Welcome to the second post of the blog series I am writing on Azure Synapse Analytics. As you know Azure Synapse Analytics went GA December of 2020, and in the following blogposts I would like to walk you through the out-of-the-box capabilities you have to report easily on a vast dataset.
Azure Synapse Analytics series
- Azure Synapse Analytics – Serverless SQL Pools
- Azure Synapse Analytics – Serverless SQL Pools: Partitioning
- Azure Synapse Analytics – Serverless SQL Pools: Data Elimination
Setting the stage
In this blogpost we will again be using the TLC taxi dataset which contains over 1.4B rows.
In Today’s post I would like to show you how you can optimize your queries built by Serverless Synapse SQL Pools by partitioning your data. I will start by giving a bit of background on how Serverless SQL Pools handle queries in the background and tell you how partitioning fits in here.
Serverless SQL Pools has decoupled not only compute and storage, but it has also decoupled state. Decoupling state means that we are no longer depended on a compute node failure, which is the key difference with stateful architectures.
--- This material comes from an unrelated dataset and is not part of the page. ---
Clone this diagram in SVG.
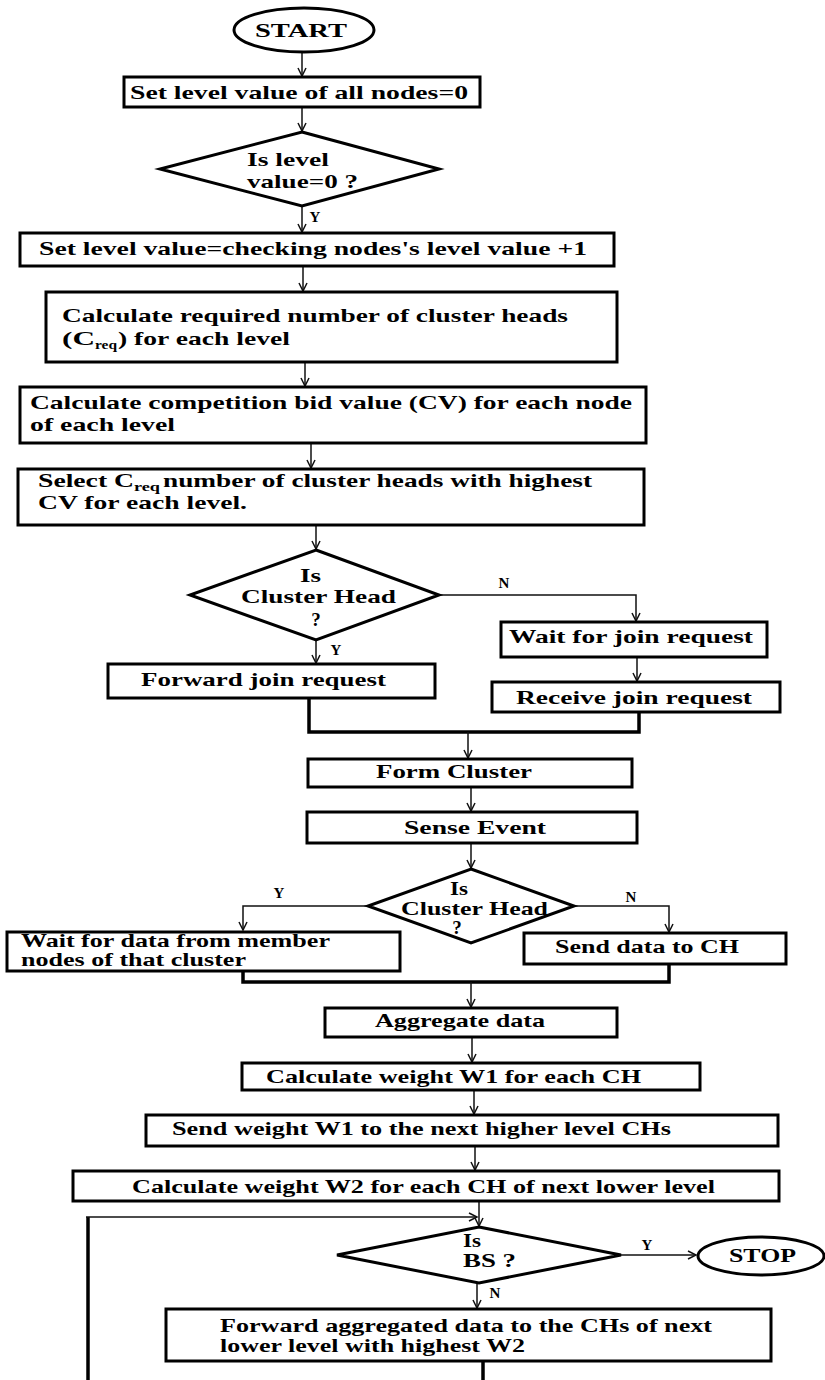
<svg xmlns="http://www.w3.org/2000/svg" width="825" height="1380" viewBox="0 0 825 1380">
  <style>
    .box { fill: #fff; stroke: #000; stroke-width: 3; }
    .dia { fill: #fff; stroke: #000; stroke-width: 3; }
    .term { fill: #fff; stroke: #000; stroke-width: 3; }
    .t { font-family: "Liberation Serif", "Times New Roman", serif; font-weight: bold; font-size: 19px; fill: #000; }
    .sub { font-family: "Liberation Serif", "Times New Roman", serif; font-weight: bold; font-size: 12px; fill: #000; }
    .lbl { font-family: "Liberation Serif", "Times New Roman", serif; font-weight: bold; font-size: 15px; fill: #000; text-anchor: middle; }
    .conn { fill: none; stroke: #111; stroke-width: 1.5; }
    .thick { fill: none; stroke: #000; stroke-width: 3.5; }
  </style>
  <defs>
    <marker id="arrow" markerUnits="userSpaceOnUse" markerWidth="12" markerHeight="12" refX="9" refY="5" orient="auto">
      <path d="M1,1 L9,5 L1,9" fill="none" stroke="#111" stroke-width="1.5"/>
    </marker>
  </defs>

  <rect width="825" height="1380" fill="#fff"/>

  <!-- connectors -->
  <g id="connectors">
    <line class="conn" x1="302" y1="52" x2="302" y2="76" marker-end="url(#arrow)"/>
    <line class="conn" x1="302" y1="107" x2="302" y2="131" marker-end="url(#arrow)"/>
    <line class="conn" x1="302" y1="206" x2="302" y2="232" marker-end="url(#arrow)"/>
    <line class="conn" x1="303" y1="266" x2="303" y2="291" marker-end="url(#arrow)"/>
    <line class="conn" x1="305" y1="362" x2="305" y2="386" marker-end="url(#arrow)"/>
    <line class="conn" x1="311" y1="443" x2="311" y2="468" marker-end="url(#arrow)"/>
    <line class="conn" x1="316" y1="525" x2="316" y2="549" marker-end="url(#arrow)"/>
    <!-- cluster head decision -->
    <polyline class="conn" points="439,595 636,595 636,621" marker-end="url(#arrow)"/>
    <line class="conn" x1="316" y1="640" x2="316" y2="663" marker-end="url(#arrow)"/>
    <line class="conn" x1="637" y1="657" x2="637" y2="681" marker-end="url(#arrow)"/>
    <polyline class="thick" points="309,698 309,732 639,732 639,712"/>
    <line class="conn" x1="468" y1="732" x2="468" y2="758" marker-end="url(#arrow)"/>
    <line class="conn" x1="471" y1="787" x2="471" y2="811" marker-end="url(#arrow)"/>
    <line class="conn" x1="471" y1="843" x2="471" y2="868" marker-end="url(#arrow)"/>
    <!-- data collection decision -->
    <polyline class="conn" points="368,906 243,906 243,930" marker-end="url(#arrow)"/>
    <polyline class="conn" points="574,906 669,906 669,932" marker-end="url(#arrow)"/>
    <polyline class="thick" points="243,971 243,982 669,982 669,964"/>
    <line class="conn" x1="471" y1="982" x2="471" y2="1007" marker-end="url(#arrow)"/>
    <line class="conn" x1="472" y1="1037" x2="472" y2="1062" marker-end="url(#arrow)"/>
    <line class="conn" x1="474" y1="1090" x2="474" y2="1114" marker-end="url(#arrow)"/>
    <line class="conn" x1="475" y1="1146" x2="475" y2="1170" marker-end="url(#arrow)"/>
    <line class="conn" x1="479" y1="1201" x2="479" y2="1226" marker-end="url(#arrow)"/>
    <!-- loop back -->
    <polyline class="thick" points="88,1380 88,1217"/>
    <line class="conn" x1="86" y1="1217" x2="477" y2="1217" marker-end="url(#arrow)"/>
    <line class="conn" x1="621" y1="1255" x2="696" y2="1255" marker-end="url(#arrow)"/>
    <line class="conn" x1="477" y1="1283" x2="477" y2="1308" marker-end="url(#arrow)"/>
    <line class="thick" x1="483" y1="1361" x2="483" y2="1380"/>
    <!-- branch labels -->
    <text class="lbl" x="315" y="222">Y</text>
    <text class="lbl" x="504" y="588">N</text>
    <text class="lbl" x="336" y="655">Y</text>
    <text class="lbl" x="279" y="898">Y</text>
    <text class="lbl" x="631" y="902">N</text>
    <text class="lbl" x="647" y="1250">Y</text>
    <text class="lbl" x="495" y="1298">N</text>
  </g>

  <g id="start">
    <ellipse class="term" cx="304" cy="30" rx="70" ry="22"/>
    <text class="t" x="255" y="37" textLength="92" lengthAdjust="spacingAndGlyphs">START</text>
  </g>

  <g id="init-levels">
    <rect class="box" x="124" y="77" width="356" height="30" stroke-width="4"/>
    <text class="t" x="130" y="99" textLength="338" lengthAdjust="spacingAndGlyphs">Set level value of all nodes=0</text>
  </g>

  <g id="check-level">
    <polygon class="dia" points="302,132 439,169 302,206 160,169"/>
    <text class="t" x="247" y="166" textLength="82" lengthAdjust="spacingAndGlyphs">Is level</text>
    <text class="t" x="247" y="188" textLength="111" lengthAdjust="spacingAndGlyphs">value=0 ?</text>
  </g>

  <g id="set-level">
    <rect class="box" x="20" y="233" width="594" height="33"/>
    <text class="t" x="39" y="255" textLength="548" lengthAdjust="spacingAndGlyphs">Set level value=checking nodes's level value +1</text>
  </g>

  <g id="calc-creq">
    <rect class="box" x="46" y="292" width="571" height="70"/>
    <text class="t" x="62" y="322" textLength="506" lengthAdjust="spacingAndGlyphs">Calculate required number of cluster heads</text>
    <text class="t" x="62" y="345" textLength="33" lengthAdjust="spacingAndGlyphs">(C</text>
    <text class="sub" x="95" y="349" textLength="22" lengthAdjust="spacingAndGlyphs">req</text>
    <text class="t" x="118" y="345" textLength="172" lengthAdjust="spacingAndGlyphs">) for each level</text>
  </g>

  <g id="calc-cv">
    <rect class="box" x="20" y="387" width="626" height="56"/>
    <text class="t" x="30" y="409" textLength="602" lengthAdjust="spacingAndGlyphs">Calculate competition bid value (CV) for each node</text>
    <text class="t" x="30" y="431" textLength="145" lengthAdjust="spacingAndGlyphs">of each level</text>
  </g>

  <g id="select-ch">
    <rect class="box" x="18" y="469" width="626" height="56"/>
    <text class="t" x="38" y="487" textLength="96" lengthAdjust="spacingAndGlyphs">Select C</text>
    <text class="sub" x="134" y="491" textLength="26" lengthAdjust="spacingAndGlyphs">req</text>
    <text class="t" x="163" y="487" textLength="429" lengthAdjust="spacingAndGlyphs">number of cluster heads with highest</text>
    <text class="t" x="38" y="509" textLength="209" lengthAdjust="spacingAndGlyphs">CV for each level.</text>
  </g>

  <g id="is-ch-1">
    <polygon class="dia" points="316,550 439,595 316,640 190,595"/>
    <text class="t" x="300" y="582" textLength="21" lengthAdjust="spacingAndGlyphs">Is</text>
    <text class="t" x="241" y="603" textLength="155" lengthAdjust="spacingAndGlyphs">Cluster Head</text>
    <text class="t" x="316" y="626" text-anchor="middle">?</text>
  </g>

  <g id="wait-join">
    <rect class="box" x="501" y="622" width="266" height="35"/>
    <text class="t" x="509" y="643" textLength="244" lengthAdjust="spacingAndGlyphs">Wait for join request</text>
  </g>

  <g id="receive-join">
    <rect class="box" x="492" y="682" width="288" height="30"/>
    <text class="t" x="516" y="704" textLength="236" lengthAdjust="spacingAndGlyphs">Receive join request</text>
  </g>

  <g id="forward-join">
    <rect class="box" x="108" y="664" width="327" height="34"/>
    <text class="t" x="141" y="686" textLength="245" lengthAdjust="spacingAndGlyphs">Forward join request</text>
  </g>

  <g id="form-cluster">
    <rect class="box" x="308" y="759" width="324" height="28"/>
    <text class="t" x="376" y="778" textLength="156" lengthAdjust="spacingAndGlyphs">Form Cluster</text>
  </g>

  <g id="sense-event">
    <rect class="box" x="307" y="812" width="330" height="31"/>
    <text class="t" x="404" y="834" textLength="142" lengthAdjust="spacingAndGlyphs">Sense Event</text>
  </g>

  <g id="is-ch-2">
    <polygon class="dia" points="471,869 574,906 471,943 368,906"/>
    <text class="t" x="450" y="895" textLength="18" lengthAdjust="spacingAndGlyphs">Is</text>
    <text class="t" x="401" y="915" textLength="147" lengthAdjust="spacingAndGlyphs">Cluster Head</text>
    <text class="t" x="457" y="934" text-anchor="middle" font-size="15">?</text>
  </g>

  <g id="wait-data">
    <rect class="box" x="7" y="932" width="393" height="39"/>
    <text class="t" x="21" y="947" textLength="309" lengthAdjust="spacingAndGlyphs">Wait for data from member</text>
    <text class="t" x="21" y="966" textLength="225" lengthAdjust="spacingAndGlyphs">nodes of that cluster</text>
  </g>

  <g id="send-data">
    <rect class="box" x="524" y="933" width="262" height="31"/>
    <text class="t" x="555" y="953" textLength="184" lengthAdjust="spacingAndGlyphs">Send data to CH</text>
  </g>

  <g id="aggregate">
    <rect class="box" x="325" y="1008" width="292" height="29"/>
    <text class="t" x="375" y="1027" textLength="170" lengthAdjust="spacingAndGlyphs">Aggregate data</text>
  </g>

  <g id="calc-w1">
    <rect class="box" x="242" y="1063" width="458" height="27"/>
    <text class="t" x="266" y="1083" textLength="375" lengthAdjust="spacingAndGlyphs">Calculate weight W1 for each CH</text>
  </g>

  <g id="send-w1">
    <rect class="box" x="146" y="1115" width="632" height="31"/>
    <text class="t" x="172" y="1135" textLength="499" lengthAdjust="spacingAndGlyphs">Send weight W1 to the next higher level CHs</text>
  </g>

  <g id="calc-w2">
    <rect class="box" x="73" y="1171" width="706" height="30"/>
    <text class="t" x="132" y="1193" textLength="583" lengthAdjust="spacingAndGlyphs">Calculate weight W2 for each CH of next lower level</text>
  </g>

  <g id="is-bs">
    <polygon class="dia" points="479,1227 621,1255 479,1283 337,1255"/>
    <text class="t" x="463" y="1247" textLength="18" lengthAdjust="spacingAndGlyphs">Is</text>
    <text class="t" x="463" y="1267" textLength="53" lengthAdjust="spacingAndGlyphs">BS ?</text>
  </g>

  <g id="stop">
    <ellipse class="term" cx="761" cy="1256" rx="63" ry="19"/>
    <text class="t" x="729" y="1262" textLength="67" lengthAdjust="spacingAndGlyphs">STOP</text>
  </g>

  <g id="forward-data">
    <rect class="box" x="166" y="1309" width="605" height="52"/>
    <text class="t" x="220" y="1332" textLength="492" lengthAdjust="spacingAndGlyphs">Forward aggregated data to the CHs of next</text>
    <text class="t" x="220" y="1352" textLength="305" lengthAdjust="spacingAndGlyphs">lower level with highest W2</text>
  </g>
</svg>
The compute nodes in Serverless SQL Pools do not hold any state information, this allows it to partially restart queries in an event of a node failure AND This will also allow us to scale out without impacting any running transactions.
Another thing that makes the engine unique is that each compute node will be based on the SQL Engine which will then optimize the local data handling through the cost-based SQL System and help with scaling up the compute nodes.
This gives the Serverless SQL Pools the ability to not only scale-out, but also to scale-up nodes!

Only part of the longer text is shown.